On 24 September the 8th Rifle Corps of the Red Army crossed the Bug River near Hrubieszów. The unit, consisting of 44th and 81st Rifle Divisions, captured the town and headed westwards. It was met by an improvised Polish cavalry unit operating in the area. The Polish force, commanded by Major Witold Radziulewicz (retired), was composed of a march squadron of the 14th Regiment of Jazlowiec Uhlans, reinforced by a squadron of mobilised mounted police from Warsaw and an understrength battalion of chemical defence troops, some 1,500 men strong and armed with 36 81 mm wz. 31 mortars commanded by Capt. Józef Cwynar.

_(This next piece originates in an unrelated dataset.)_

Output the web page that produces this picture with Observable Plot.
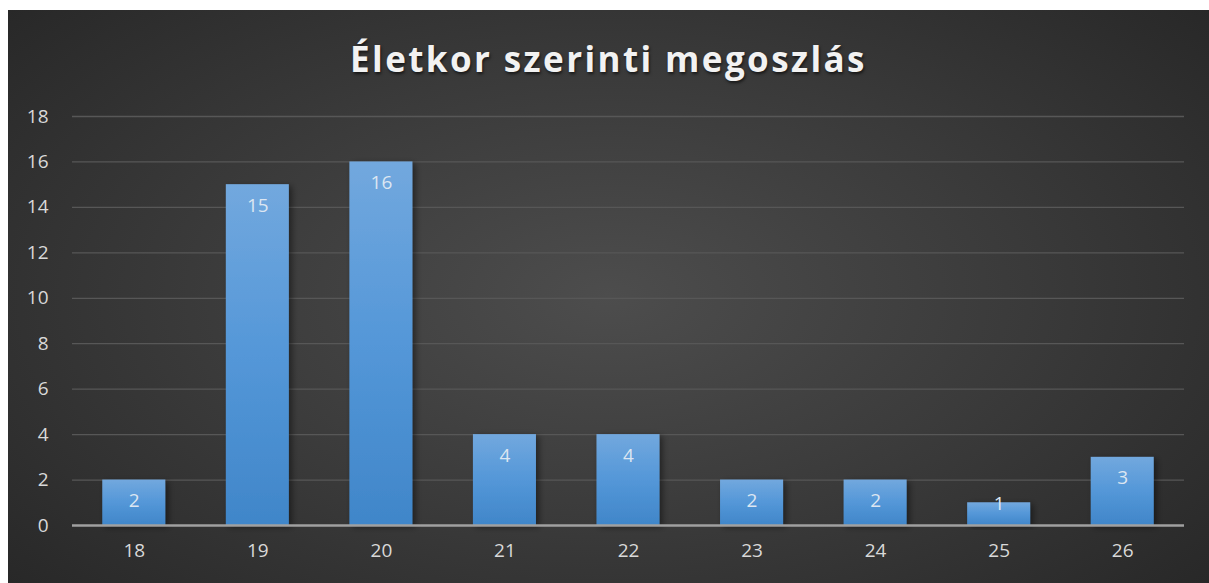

The Polish commander was heading southwards, towards the border with Hungary and Romania. Radziulewicz decided to break through the ranks of Soviet infantry and continue his march. The Soviet infantry started an assault of the Polish formation in an open field, but were met by a counter-charge of 400 Polish policemen, supported by the sudden bombardment of the mortar battery. The sudden counterattack caused panic in the Soviet lines and the Soviet infantry started a hasty retreat. Soon afterwards a Soviet tank detachment appeared from the Bug River valley. After a brief fight, the Poles were overwhelmed, surrounded and forced to surrender after the mortars had expended their ammunition.

The Red Army suffered several hundred casualties and the Poles lost 18 killed and 139 wounded. After the battle at least 25 Polish prisoners of war were murdered and are buried in a small war cemetery in Rogalin and in Husynne.